Texas athletic director Steve Patterson informed Barnes that his tenure is over, a source told ESPN.
Patterson would not confirm Barnes' firing when reached Saturday.
"I'm currently in Iowa for the NCAA swimming and diving championships," Patterson said. "Our conversations are still ongoing."
Two coaches interested in the Texas opening and who will be in the mix to replace Barnes are Wichita State's Gregg Marshall and VCU's Shaka Smart, according to sources.
Barnes, 60, went 402-180 during his tenure in Austin. He won three Big 12 regular-season championships and reached the NCAA tournament in each of his first 14 seasons there. Under his direction, Texas reached the Final Four in 2003 and made two other Elite Eight appearances. The Longhorns were ranked No. 1 in the country for the first time in school history during the 2009-10 season.
Barnes was thought to be on the hot seat heading into the 2013-14 season, but a 24-11 record and NCAA tournament appearance won him an extension. With several key players returning and the addition of five-star center Myles Turner, Texas was picked by some to win the Big 12 this season and was ranked No. 10 in the preseason Associated Press poll.
However, the Longhorns backed their way into the NCAA tournament before getting bounced in the round of 64. They finished 20-14 overall and 8-10 in the Big 12 -- tied for sixth in the league standings.
Before taking over at Texas in 1998, Barnes was the head coach at Clemson for four seasons.
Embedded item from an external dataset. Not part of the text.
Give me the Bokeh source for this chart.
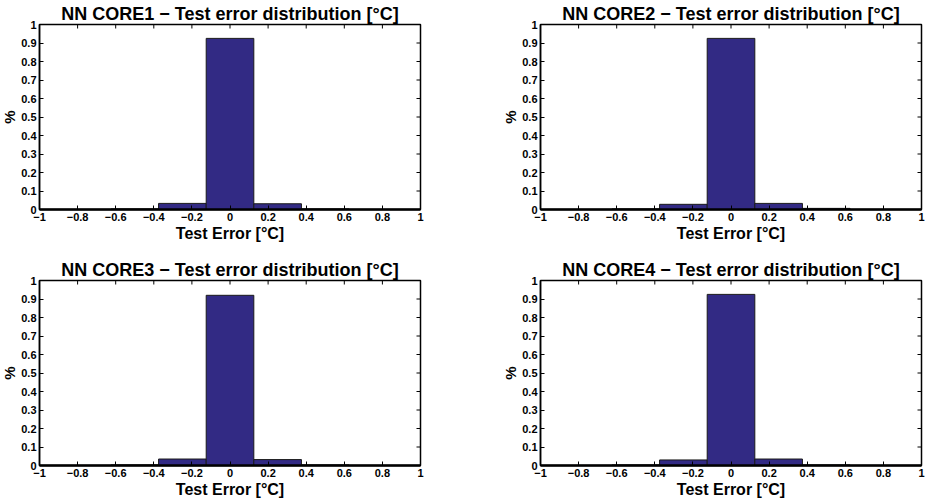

He went to the NCAA tournament in his final three seasons with the Tigers, reaching the Sweet 16 in 1997. Barnes previously was the head coach at Providence (six seasons) and George Mason (one season).
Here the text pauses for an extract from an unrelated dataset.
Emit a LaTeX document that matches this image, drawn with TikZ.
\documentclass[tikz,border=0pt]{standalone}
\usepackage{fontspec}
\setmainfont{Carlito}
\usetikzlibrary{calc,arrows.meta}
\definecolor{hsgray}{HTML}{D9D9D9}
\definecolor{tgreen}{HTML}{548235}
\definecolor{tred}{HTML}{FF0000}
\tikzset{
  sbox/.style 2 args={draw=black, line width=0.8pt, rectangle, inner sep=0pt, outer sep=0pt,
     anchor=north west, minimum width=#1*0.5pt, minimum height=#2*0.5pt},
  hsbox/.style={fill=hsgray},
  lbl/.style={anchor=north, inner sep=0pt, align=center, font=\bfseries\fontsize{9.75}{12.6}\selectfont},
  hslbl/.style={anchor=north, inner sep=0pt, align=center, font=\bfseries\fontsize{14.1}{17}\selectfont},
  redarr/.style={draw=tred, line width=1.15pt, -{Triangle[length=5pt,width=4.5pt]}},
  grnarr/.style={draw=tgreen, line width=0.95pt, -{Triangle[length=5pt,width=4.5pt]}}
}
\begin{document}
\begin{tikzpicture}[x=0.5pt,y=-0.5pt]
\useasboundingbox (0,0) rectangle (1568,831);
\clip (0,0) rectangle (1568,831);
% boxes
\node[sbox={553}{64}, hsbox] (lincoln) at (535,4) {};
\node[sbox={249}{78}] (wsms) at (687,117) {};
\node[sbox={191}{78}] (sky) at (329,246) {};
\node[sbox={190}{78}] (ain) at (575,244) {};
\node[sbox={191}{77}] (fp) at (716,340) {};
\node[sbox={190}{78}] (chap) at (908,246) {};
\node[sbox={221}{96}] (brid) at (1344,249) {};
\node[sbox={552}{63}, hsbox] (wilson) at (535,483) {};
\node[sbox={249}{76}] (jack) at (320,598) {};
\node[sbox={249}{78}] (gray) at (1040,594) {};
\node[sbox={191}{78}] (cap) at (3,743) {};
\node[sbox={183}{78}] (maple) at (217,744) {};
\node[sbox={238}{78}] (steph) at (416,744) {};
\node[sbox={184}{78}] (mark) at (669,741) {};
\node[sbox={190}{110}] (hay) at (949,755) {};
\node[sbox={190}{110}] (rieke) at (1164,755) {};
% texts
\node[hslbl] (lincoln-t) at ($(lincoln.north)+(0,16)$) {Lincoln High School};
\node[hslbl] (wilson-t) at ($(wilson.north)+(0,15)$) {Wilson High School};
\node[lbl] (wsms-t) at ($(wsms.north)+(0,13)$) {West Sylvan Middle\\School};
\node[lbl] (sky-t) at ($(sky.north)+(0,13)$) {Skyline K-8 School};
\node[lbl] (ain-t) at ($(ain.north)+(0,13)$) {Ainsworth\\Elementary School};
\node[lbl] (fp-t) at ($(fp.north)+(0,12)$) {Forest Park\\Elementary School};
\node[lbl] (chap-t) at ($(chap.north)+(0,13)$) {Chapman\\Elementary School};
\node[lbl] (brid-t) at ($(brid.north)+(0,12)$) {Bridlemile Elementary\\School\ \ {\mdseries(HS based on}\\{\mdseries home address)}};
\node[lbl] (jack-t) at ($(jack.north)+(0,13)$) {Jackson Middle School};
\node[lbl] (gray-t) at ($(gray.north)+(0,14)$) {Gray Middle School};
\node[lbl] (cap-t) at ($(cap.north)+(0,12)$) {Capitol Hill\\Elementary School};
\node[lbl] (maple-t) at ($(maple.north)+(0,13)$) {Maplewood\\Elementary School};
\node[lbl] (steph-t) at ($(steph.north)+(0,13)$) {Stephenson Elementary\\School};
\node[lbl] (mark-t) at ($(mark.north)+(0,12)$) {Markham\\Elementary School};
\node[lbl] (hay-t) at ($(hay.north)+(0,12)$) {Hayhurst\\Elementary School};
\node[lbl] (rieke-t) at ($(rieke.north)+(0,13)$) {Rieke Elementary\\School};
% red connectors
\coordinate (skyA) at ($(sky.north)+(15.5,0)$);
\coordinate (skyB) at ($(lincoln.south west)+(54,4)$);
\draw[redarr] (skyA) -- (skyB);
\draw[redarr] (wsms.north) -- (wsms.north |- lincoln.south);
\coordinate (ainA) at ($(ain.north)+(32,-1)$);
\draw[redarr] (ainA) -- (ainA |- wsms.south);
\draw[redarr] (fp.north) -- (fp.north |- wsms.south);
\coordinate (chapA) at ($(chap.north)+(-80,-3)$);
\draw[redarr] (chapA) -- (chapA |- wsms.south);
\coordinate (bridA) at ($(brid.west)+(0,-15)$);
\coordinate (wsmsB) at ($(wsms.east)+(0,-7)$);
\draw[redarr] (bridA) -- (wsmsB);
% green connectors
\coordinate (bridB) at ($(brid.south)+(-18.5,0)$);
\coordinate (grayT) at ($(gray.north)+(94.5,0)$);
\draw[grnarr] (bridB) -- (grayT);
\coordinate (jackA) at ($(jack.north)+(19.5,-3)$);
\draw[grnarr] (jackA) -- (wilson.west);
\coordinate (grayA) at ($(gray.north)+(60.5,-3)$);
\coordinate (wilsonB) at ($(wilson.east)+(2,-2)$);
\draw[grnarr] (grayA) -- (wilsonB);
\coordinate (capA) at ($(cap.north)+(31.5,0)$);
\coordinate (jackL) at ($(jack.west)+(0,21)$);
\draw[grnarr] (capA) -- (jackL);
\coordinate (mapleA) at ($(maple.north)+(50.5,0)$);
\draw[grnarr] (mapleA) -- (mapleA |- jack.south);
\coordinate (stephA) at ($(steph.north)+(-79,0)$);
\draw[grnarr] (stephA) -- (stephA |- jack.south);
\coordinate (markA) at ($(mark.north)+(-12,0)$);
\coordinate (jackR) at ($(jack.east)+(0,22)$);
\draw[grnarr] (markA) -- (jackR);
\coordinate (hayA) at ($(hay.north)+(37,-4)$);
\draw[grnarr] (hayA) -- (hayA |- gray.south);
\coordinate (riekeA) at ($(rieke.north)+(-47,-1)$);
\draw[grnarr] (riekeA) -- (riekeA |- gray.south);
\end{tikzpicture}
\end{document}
He also spent time as an assistant coach at Ohio State, Alabama, George Mason and Davidson.
Barnes received a two-year contract extension after last season that ran through the 2018-19 season. A clause in the coach's contract, which had a base pay this season of $2.55 million, calls for a $1.75 million buyout if he is fired before April 1, according to the Austin American-Statesman. The payout would have decreased to $1.5 million on Wednesday.